What are your career plans?
I’m a general education major so maybe be a school guidance counselor or school social worker. . . . It’s a setting where I can help people. Education is important, but that’s not where a lot of kids struggle. Not everybody has the opportunity of a decent home life. So just being that person outside of the classroom that they can go to and look up to and that can influence them in a positive way draws me to that career.
What do you want people to know about your team?
Everybody was looking in on us. “Poor NC State. They lost their coach and went through a coaching change.” We don’t want anybody to feel sorry for us. It’s life. You’re going to have hurdles. I just want people to see that we’re jumping over them and to see how hard we’re working to get through it. It’s not the easiest situation, but I just want people to recognize our effort. We’re going through a lot, but we’re getting through it as well.
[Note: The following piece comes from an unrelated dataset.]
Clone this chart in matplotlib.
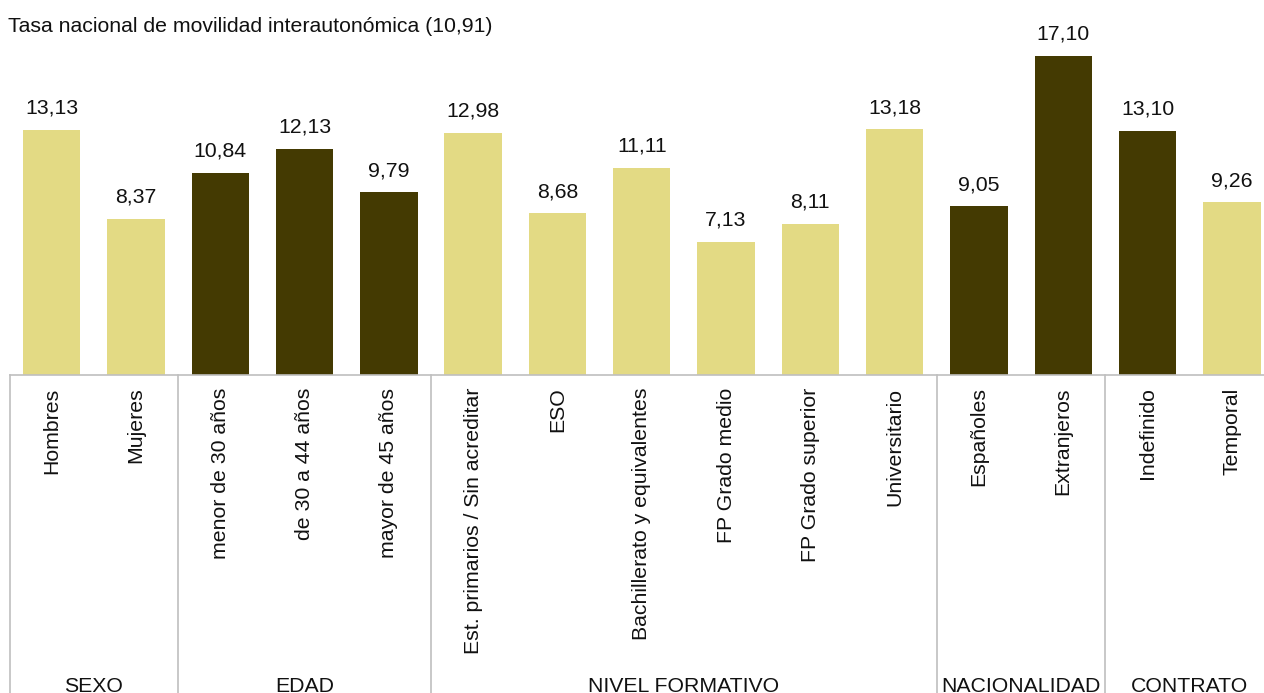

Q&A with Assistant Coach Richard Barron
Richard Barron was the associate head coach of the women’s basketball team at Baylor University when, at the end of the 2008-09 season, he and his wife, Maureen, felt called to do something else, he says. The son of a minister, he always thought he’d someday go to seminary; and now, he had been accepted into the Princeton Theological Seminary. So off to seminary he goes. Right? He thought so . . . until Kellie Harper called. Soon after taking the helm of NC State women’s basketball program last spring ,Harper asked him to join her coaching staff here. Without hesitating, he says, he accepted. “If I hadn’t come here this year, I would have gone to Princeton seminary,” Barron says. “ . . . I felt very, very comfortable about who [Coach Harper and the staff] were, and it was very easy to feel good about working with them.”
He spent two years as the associate head coach at Baylor. There, he recruited the nation’s top-ranked girls basketball player, 6-foot-8 Brittney Griner. Before that, he was the head coach of the Princeton women’s basketball team from 2001 to 2007. He led the Tigers to the 2005-06 Ivy League title after inheriting a team that went 2-25 the season before he arrived. Among the players he coached at Princeton were Meagan and Lauren Cowher, the daughters of former NC State women’s basketball player Kaye Young Cowher ’78 and former NC State football player and former Pittsburgh Steelers head coach Bill Cowher ’79.
At Princeton, Barron also met his wife, Maureen “Mo” Davies Barron, who coached the softball team from 2000 to 2007, leading the Tigers to four Ivy League titles. She was a pitcher at the school from 1993 to 1997 and helped the Tigers to two appearances in the Women’s College World Series. The Barrons have three children: 6-year-old twin daughters, Lane and Rae, and a 3-year-old son, Billy.
Richard, who played basketball and baseball at Kenyon College, spoke to us Wednesday about the NC State program, his background, and his coaching experiences.
On the NC State program
Why did you want to work with Coach Harper and at NC State?
One, I think rebuilding is something I’ve always enjoyed; and other than Baylor, which wouldn’t really be classified as rebuilding because they were still pretty prominent, the programs that I’ve either inherited or have been a part of have been teams that have struggled in the previous year or sometimes the previous 10 years. So, it was about taking something and making it better. I really like that. It wouldn’t matter if it was fixing up a house and flipping it or cleaning stuff off that you got at a flea market and uncovering a treasure. I enjoy that very much. So I think that was part of it. And two, as a family, we wanted to be closer to my family. My parents still live in Knoxville; my brother is in Durham with his wife and child; my uncle is in Pine Hurst; and three cousins in the Triangle area and their kids. . . . . Baylor was a wonderful school and so are the people in Waco, but we felt very isolated there.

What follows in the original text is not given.